François Hollande et Manuel Valls ont promis “la vérité” et appelé à la “responsabilité”, mardi, après les attaques des écologistes contre les forces de l’ordre et le gouvernement, deux jours après la mort de Rémi Fraisse lors d’une manifestation sur le site du barrage contesté de Sivens (Tarn).
Un “scandale absolu”, une “tache indélébile sur l’action de ce gouvernement”, une première depuis la mort de Malik Oussekine lors d’une manifestation étudiante à Paris en 1986: la députée écologiste Cécile Duflot a laissé éclater sa colère, mardi matin sur France Info, après le décès de Rémi Fraisse, victime d’une explosion sur le site, dont l’origine reste à déterminer.
“Il y a 48 heures, un jeune étudiant de 21 ans dont l’activité bénévole était de faire découvrir la nature a été tué dans des conditions qui sont encore à éclaircir mais qui posent des questions extrêmement lourdes. Et depuis 48 heures, aucun membre de ce gouvernement qui avait pourtant, théoriquement, fait de la jeunesse une priorité, ne s’est exprimé pour présenter ses condoléances, pour dire qu’il regrettait infiniment ce qui s’est passé”, a dénoncé la députée de Paris, qui a quitté le gouvernement en avril.
La famille de la victime compte déposer deux plaintes mardi à Albi, dont l’une pour homicide volontaire commis “par une ou plusieurs personnes dépositaires de l’autorité publique”.
Mardi, dans deux déclarations quasi simultanées et à l’unisson, le président François Hollande et son Premier ministre Manuel Valls ont fait part de leur “compassion”, promis “la vérité” et appelé à la “responsabilité”.
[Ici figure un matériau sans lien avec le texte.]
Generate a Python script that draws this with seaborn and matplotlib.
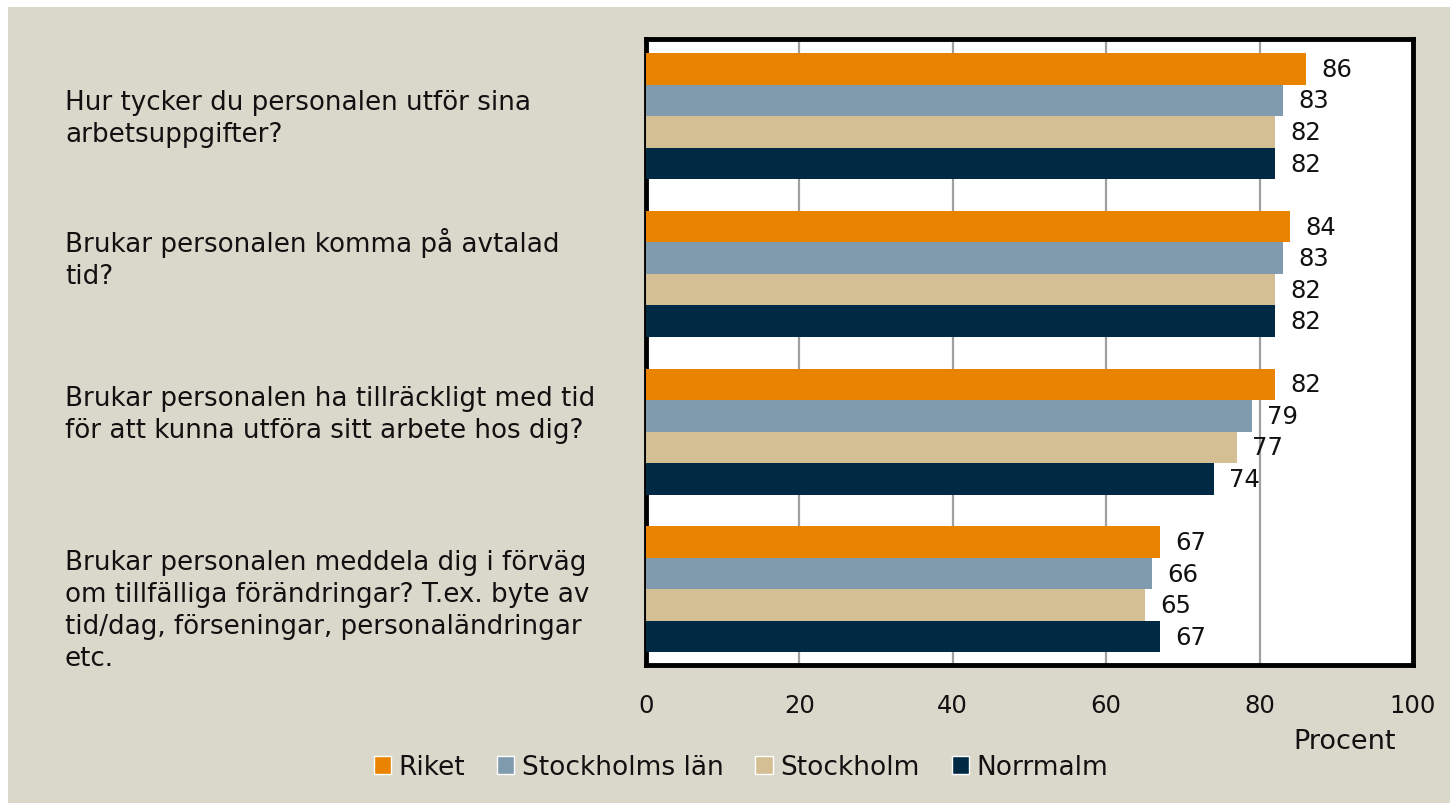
import numpy as np
import pandas as pd
import seaborn as sns
import matplotlib.pyplot as plt
import matplotlib.transforms as mtransforms
from matplotlib.patches import Rectangle

### Data ###
questions = [
    "Hur tycker du personalen utför sina\narbetsuppgifter?",
    "Brukar personalen komma på avtalad\ntid?",
    "Brukar personalen ha tillräckligt med tid\nför att kunna utföra sitt arbete hos dig?",
    "Brukar personalen meddela dig i förväg\nom tillfälliga förändringar? T.ex. byte av\ntid/dag, förseningar, personaländringar\netc.",
]
areas = ["Riket", "Stockholms län", "Stockholm", "Norrmalm"]
riket = [86, 84, 82, 67]
stockholms_lan = [83, 83, 79, 66]
stockholm = [82, 82, 77, 65]
norrmalm = [82, 82, 74, 67]
ticks = [0, 20, 40, 60, 80, 100]

colors = ["#E98300", "#7F9BAD", "#D4BF95", "#002A43"]
bg = "#DAD7CB"
# small vertical nudges of the wrapped question labels (category units)
label_shift = [0.01, -0.1, -0.11, 0.13]

df = pd.DataFrame({
    "Fråga": questions * 4,
    "Område": np.repeat(areas, len(questions)),
    "Procent": riket + stockholms_lan + stockholm + norrmalm,
})

sns.set_theme(style="white")
plt.rcParams["font.family"] = ["DejaVu Sans"]

fig = plt.figure(figsize=(14.5, 8.04), dpi=100, facecolor="white")
fig.patches.append(Rectangle((8 / 1450, 0), 1, 1 - 8 / 804, transform=fig.transFigure,
                             facecolor=bg, edgecolor="none", zorder=-10))
ax = fig.add_axes([646 / 1450, 1 - 666 / 804, (1413 - 646) / 1450, (666 - 40) / 804])

sns.barplot(data=df, y="Fråga", x="Procent", hue="Område", hue_order=areas,
            palette=colors, orient="h", width=0.8, linewidth=0, saturation=1,
            ax=ax, legend=False, zorder=3)

for cont in ax.containers:
    ax.bar_label(cont, padding=11, fontsize=17.5, color="#111111")

ax.set_xlim(0, 100)
ax.set_ylim(3.48, -0.49)
ax.set_xticks(ticks)
ax.set_xticklabels([str(t) for t in ticks], fontsize=17.5, color="#111111")
ax.tick_params(axis="x", length=0, pad=20)
ax.set_yticks([])
ax.set_xlabel("")
ax.set_ylabel("")
ax.set_facecolor("white")
ax.grid(axis="x", color="#A0A0A0", linewidth=1.6, zorder=0)
ax.set_axisbelow(True)
for s in ax.spines.values():
    s.set_visible(True)
    s.set_color("black")
    s.set_linewidth(3.5)

### Question labels on the left ###
trans = mtransforms.blended_transform_factory(fig.transFigure, ax.transData)
for i, q in enumerate(questions):
    ax.text(65 / 1450, i + label_shift[i], q, transform=trans, ha="left", va="center",
            fontsize=18.8, linespacing=1.3, color="#111111")

fig.text(1345 / 1450, 1 - 742 / 804, "Procent", ha="center", va="center",
         fontsize=19.5, color="#111111")

handles = [Rectangle((0, 0), 1, 1, facecolor=c) for c in colors]
fig.legend(handles, areas, loc="center", bbox_to_anchor=(741 / 1450, 1 - 768 / 804),
           ncol=4, frameon=False, fontsize=19, handlelength=0.65, handleheight=0.65,
           handletextpad=0.3, columnspacing=1.2, labelcolor="#111111")

fig.savefig("out.png", dpi=100, facecolor=fig.get_facecolor())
“Quelles que soient les circonstances, quand un jeune disparaît, la première des attitudes, des réactions, c’est celle de la compassion. C’est pourquoi j’ai appelé son père ce matin”, a déclaré le chef de l’Etat en marge d’une visite d’ateliers d’écriture à Paris. “La seconde réaction” est “la vérité, toute la vérité sur ce qui s’est passé durant cette manifestation qui a été violente, j’y veillerai personnellement”, a dit le président.
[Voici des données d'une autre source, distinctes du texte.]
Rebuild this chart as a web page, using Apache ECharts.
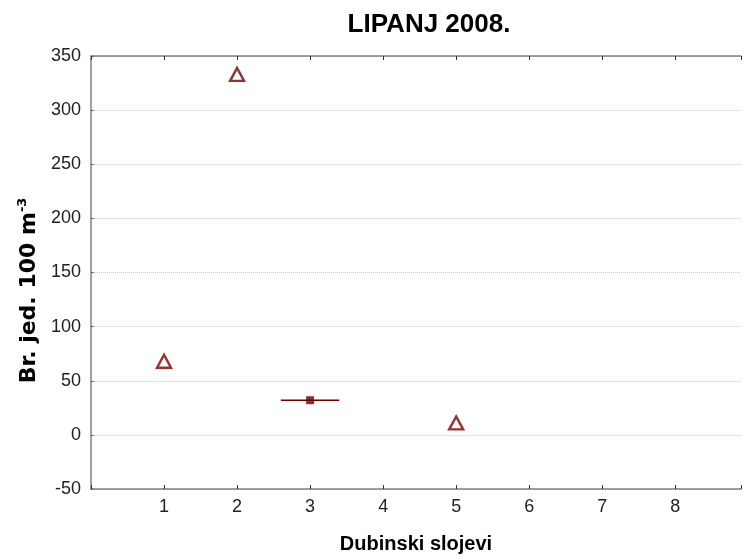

Le Premier ministre a tenu le même discours tout en déplorant des “propos publics excessifs”, chez certains responsables écologistes, “qui ne contribuent pas à l’apaisement”, et des “mises en cause qui ne sont pas à la hauteur de ce que nous connaissons”.
– “Part de responsabilité” des Verts pour Fillon –
Plus tôt dans la journée, Mme Duflot et la secrétaire nationale d’EELV Emmanuelle Cosse avaient dénoncé une faiblesse de la réaction du gouvernement dans les heures suivant l’annonce de ce décès. “Depuis 1977, il n’y avait pas eu de mort dans des manifs écolos” (mort de Vitali Michalon sur le site de Creys-Malville, NDLR). Et “depuis 1986 et Malik Oussekine, il n’y avait pas eu de mort dans une manifestation”, a souligné Mme Cosse.
Les écologistes ont également attaqué les “modalités d’intervention des forces de l’ordre”. L’eurodéputé José Bové a dénoncé une “erreur lourde” du ministre de l’Intérieur, Bernard Cazeneuve, qu’il accuse d’avoir “mis délibérément des gendarmes pour garder une zone dévastée sans aucun engin (de chantier), uniquement pour créer de la tension”.
“Je vois beaucoup d’accusations alors que des enquêtes judiciaires sont en cours et je trouve cela assez peu responsable et assez peu digne”, a répliqué mardi matin M. Cazeneuve qui a recensé 56 policiers et gendarmes blessés depuis septembre lors de manifestations sur différents sites, et dénoncé une “instrumentalisation politique”.
Ces attaques très sévères des écologistes, qui souhaitent la création d’une commission d’enquête parlementaire, surviennent le jour où l’Assemblée nationale se prononce sur le projet de budget de la Sécurité sociale pour 2015. Le résultat sera de nouveau examiné de près, une semaine après l’adoption à une courte majorité de la partie recette du budget de l’Etat ponctuée de 39 abstentions chez les députés socialistes et 14 chez les écologistes.
A droite, François Fillon (UMP) a évoqué une “part de responsabilité” de ceux qui utilisent “la violence politique”, en particulier “les Verts”. La mort de Rémi Fraisse est “un drame” et “je pense à lui et à sa famille d’abord”. “Je ne dis pas que ce sont les Verts qui soutiennent ces extrémistes mais enfin, ils sont ensemble, d’une certaine manière, ils agissent ensemble”, a déclaré l’ancien Premier ministre.
Pour le PS, le premier secrétaire, Jean-Christophe Cambadélis, s’est dit “profondément attristé” et a dit souhaiter, dans un communiqué laconique, “que l’enquête établisse rapidement les circonstances exactes de ce drame”.